Götterdämmerung

Rammstein spielten zum zweiten Mal in Berlin. Ihre Fans kamen zuhauf, aber manche machten sich Gedanken. Inzwischen wurden weitere Vorwürfe laut

Zwei Rammstein-Fans vor dem Konzert am Samstag Foto: Fabian Sommer/dpa

Von Ulrich Gutmair

Das italienische Paar ist aus Österreich angereist, wo die beiden leben. Sie haben Tickets für das zweite Berliner Konzert von Rammsteins Europe Stadium Tour am Sonntag. Er trägt ein weißes T-Shirt, auf dem die Band im Stil der Animationsserie The Simpsons gezeichnet ist. Das sieht niedlich aus. Haben die italienischen Medien über die Vorwürfe gegen Till Lindemann berichtet? „Ja“, sagt er. Haben die beiden darüber nachgedacht, deswegen nicht zu kommen? „Nein. Wir sind wegen der Musik hier. Solange nichts bewiesen ist …“, sagt er. Seine Partnerin ergänzt: „Aber wenn es stimmen würde, dann wäre das schrecklich.“ Wenn es stimmte, würden sie auf ein Rammstein-Konzert gehen? „Nein“, sagt sie, „das würde ich nicht.“

Tags zuvor haben einige Hundert Menschen vor dem ersten Konzert im Olympiastadion demonstriert. „Gegen Machtmissbrauch. Vor Gericht statt auf die Bühne. Keine Show für Täter“, war zu lesen. Am Sonntag gibt es keine Demo. Einige Fans tragen schwarze Rammstein-T-Shirts, auf denen vorn in weißer Schrift zu lesen ist: „Manche führen.“ Auf der Rückseite steht: „Manche folgen.“

Die Ästhetik von Rammstein, ihr Auftreten, ihre Slogans und Lyrics stehen in der Tradition emanzipatorischer Popkultur. Rammstein wollen satirisch gelesen werden. Manche Texte Lindemanns lehnen sich an den Stil Grimm’scher Märchen an und handeln von Gewalt und Missbrauch. Lindemann spielt darin den gewalttätigen Mann und Täter. Nun aber stehen Rammstein-Fans vor der Frage, ob ihre Helden möglicherweise ein Verhalten an den Tag legen, das sie in ihren Texten beschreiben.

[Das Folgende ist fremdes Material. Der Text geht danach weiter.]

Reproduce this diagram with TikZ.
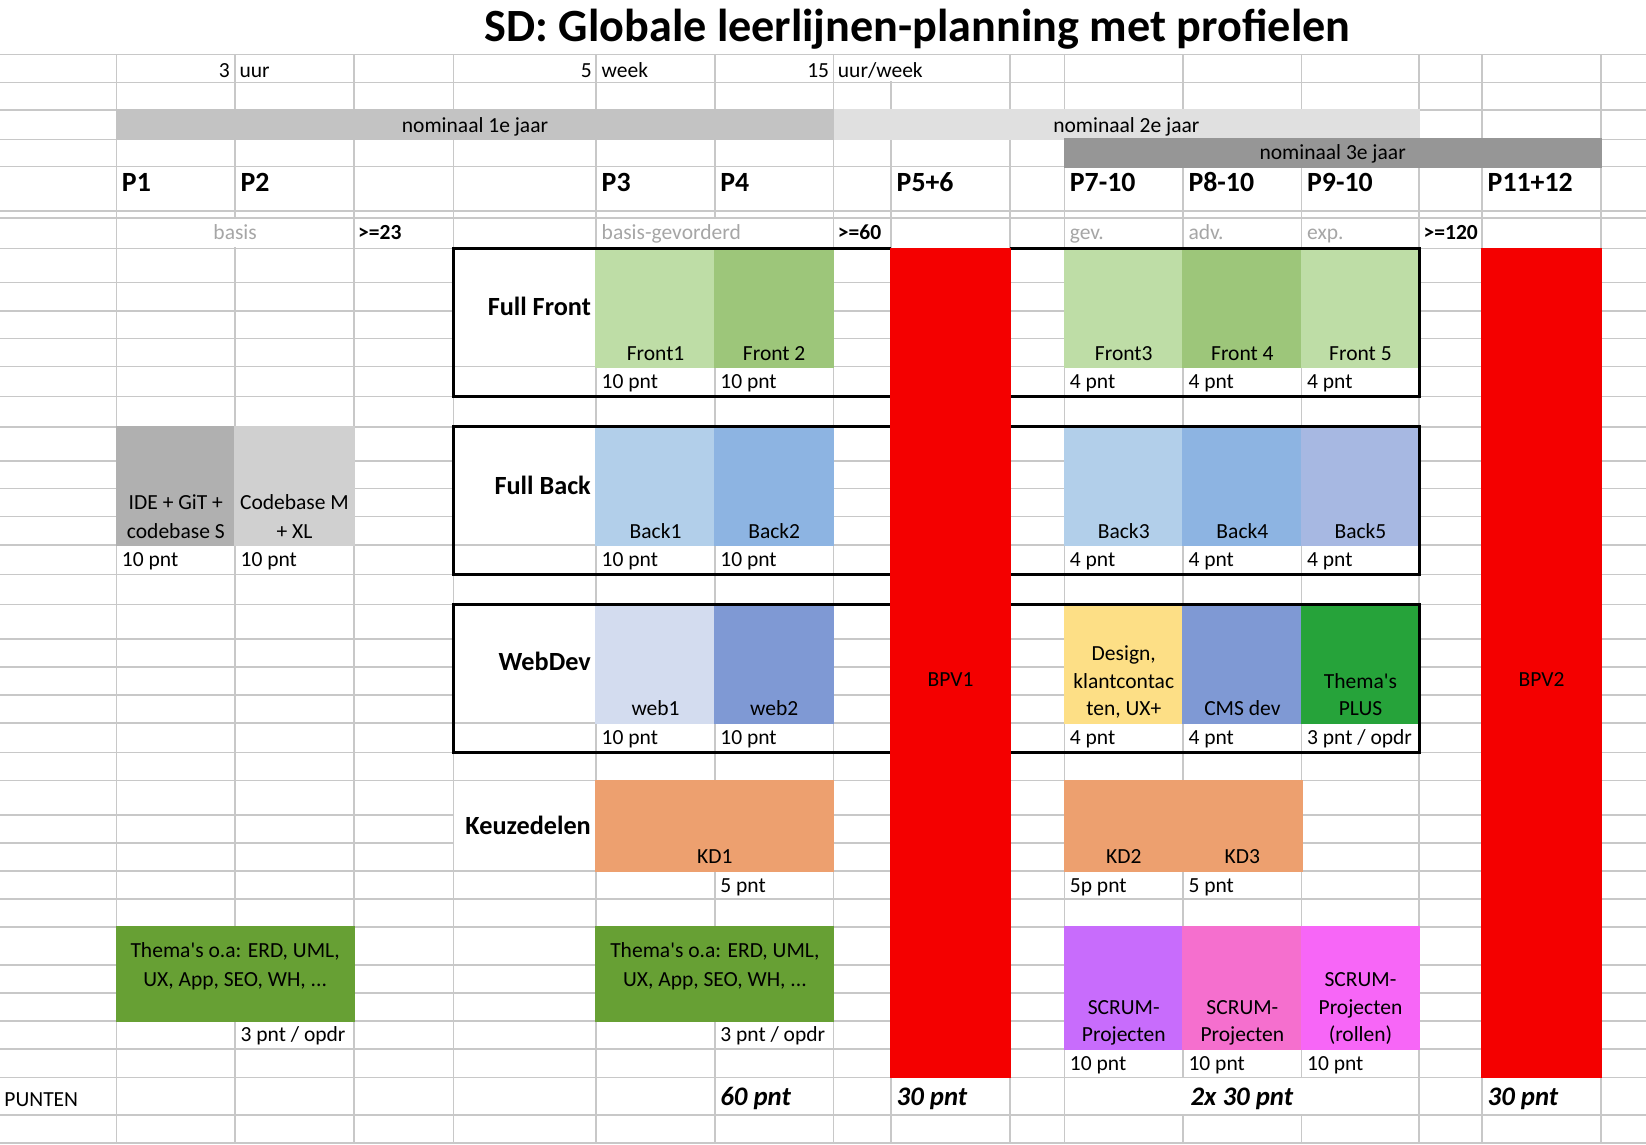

Wer den Clip von Kayla Shyx gesehen hat, in dem die Youtuberin ein System zur Rekrutierung junger Frauen für After-Show-Partys und Sex beschreibt, mag zum Schluss kommen, dass bei dieser Art von „Casting“ – jenseits von Fragen von strafrechtlicher Relevanz – ethische Grenzen überschritten wurden.

Unten haben sich zu Zehntausenden die Hardcore-Fans versammelt und feiern die Band, auf der Haupttribüne sitzt und steht ein Publikum, das man so auch in der U-Bahn antreffen könnte. Zwar sind die meisten zwischen vierzig und fünfzig und es gibt einen leichten Männerüberhang, um mich herum finden sich aber viele Paare, darunter eine afrodeutsche Frau mit ihrem Freund, Frauen in Sommerkleidern, und eine vierköpfige Familie. Die Jüngste, ein blondes Mädchen mit Gehörschutz, scheint der größte Fan in der Familie zu sein, sie singt manche Lieder mit.

„Ich will, dass ihr mir glaubt“, singt Lindemann. Die Fans jubeln

Wer sie hört, hat heute aber vielleicht andere Assoziationen als früher: „Wir haben Angst und sind allein“, singt Lindemann in „Engel“. Das Bild, das mir dazu in den Sinn kommt, sind Kayla Shyx und ihre Freundin, auf einer Ledercouch sitzend. Als „Ich will“ an der Reihe ist, singt Lindemann: „Ich will, dass ihr mir vertraut. Ich will, dass ihr mir glaubt.“ Die Hardcorefans unten jubeln, sie glauben gern. Andere Fans geben in den sozialen Medien zu Protokoll, dass sie Rammstein-Songs in ihrer Playlist inzwischen überspringen. Nach dem Konzert unterhält sich ein Vater im Band-Shirt mit seiner erwachsenen Tochter. Er sinniert über den narzisstischen Charakter von Popstars und ist sich sicher, dass großer Erfolg die Persönlichkeit ver­ändert.

Am Montagmorgen sehen sich Rammstein-Fans mit einer Recherche von NDR und Süddeutscher Zeitung konfrontiert. Darin wird beschrieben, dass das „Casting“-System größere Ausmaße hatte als bisher angenommen. Zitiert wird außerdem eine Frau, die schwere Vorwürfe gegen Rammstein-Keyboarder Christian „Flake“ Lorenz erhebt.